New Zealand’s favourite autumnal fruit meets a fancy-sounding but super-simple French dessert. The result? Delicious.
There is only so much you can do with the fruit that drops (non-stop) from 17 feijoa trees. We’ve had ripe fruit peppering our lawn now for over two weeks. So far I’ve used them to flavour water kefir, I’ve made feijoa and ginger shrub and given or traded countless buckets of them to anyone and everyone I know. Next I’ll roll up my sleeves, don the kitchen apron and fill dozens of jars with feijoa chutney and feijoa jam. Enough to last the year and have as gifts. But the most delicious use of the feijoas yet has to be this feijoa and lemon clafoutis. It is so wonderfully easy to prepare, contains pantry staples and makes such an understated yet absolutely delicious dessert. I can see this fast becoming my go-to. Swap the feijoas out for pears or even frozen berries as the season ends.
FEIJOA & LEMON CLAFOUTIS
- 30g + 1 tablespoon butter
- zest 1 lemon
- 1 teaspoon vanilla bean paste/extract
- 2 eggs
- 4 tablespoons sugar
- 1¼ cups milk
- ½ cup (75g) flour
- 7-8 large feijoas, peeled, quartered lengthwise
- icing sugar, to dust
Preheat the oven to 180°C. Melt 30g of the butter over a low heat in a small pan. Remove from the heat and set aside to cool. Grate in the lemon zest and stir in the vanilla.

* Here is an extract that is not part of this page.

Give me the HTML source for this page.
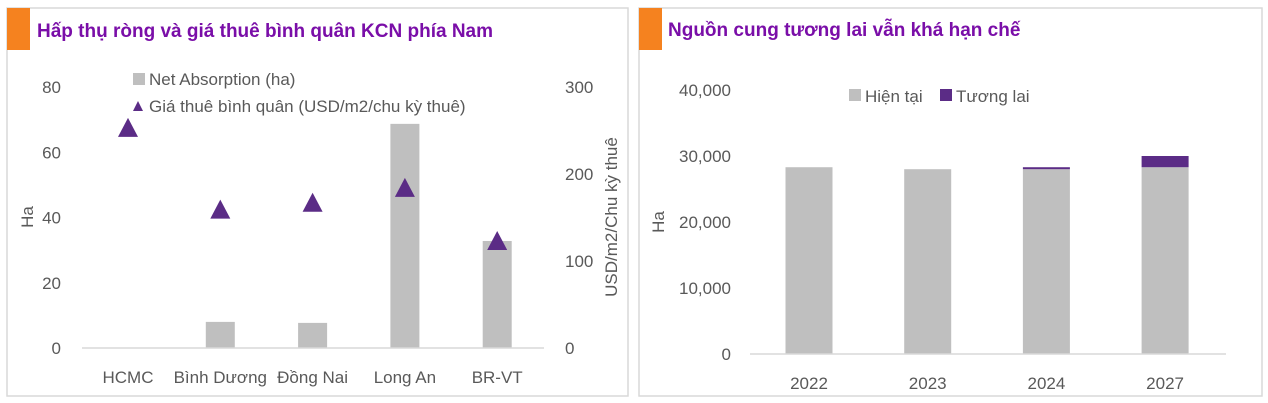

Put the eggs and 2 tablespoons of the sugar into a bowl and whisk together. Add the milk and a pinch of salt and whisk again until well combined.
Gradually add the flour, whisking as you go to avoid any lumps. Whisk in the melted butter, then set the batter aside while you prepare the feijoas.
Set a heavy-bottomed oven-proof frying pan* over medium heat and melt the remaining tablespoon of butter. Arrange the quartered feijoas around the edge of the pan, reserving a few slices for the centre. Sprinkle over the remaining 2 tablespoons of sugar and cook the fruit for 5 minutes over medium heat until the feijoas are beginning to soften and the sugar has dissolved and starts to form a caramel.
Remove the pan from the heat, pour over the batter then put in the oven to cook for 20 minutes, or until just set. Once cooked, remove from the oven and set aside to cool a little. Dust with icing sugar if desired – it will melt and disappear if the clafoutis is too hot, however. I served mine with a 50/50 mix of yoghurt and mascarpone sweetened with a touch of maple syrup and a dash of vanilla bean paste. It was delicious.
*If you don’t have an oven-proof frying pan, grease an oven-proof dish of the same diameter. Once you have cooked the fruit for 5 minutes in the pan, arrange it in the bottom of the dish, pour over the batter and cook as per instructions above.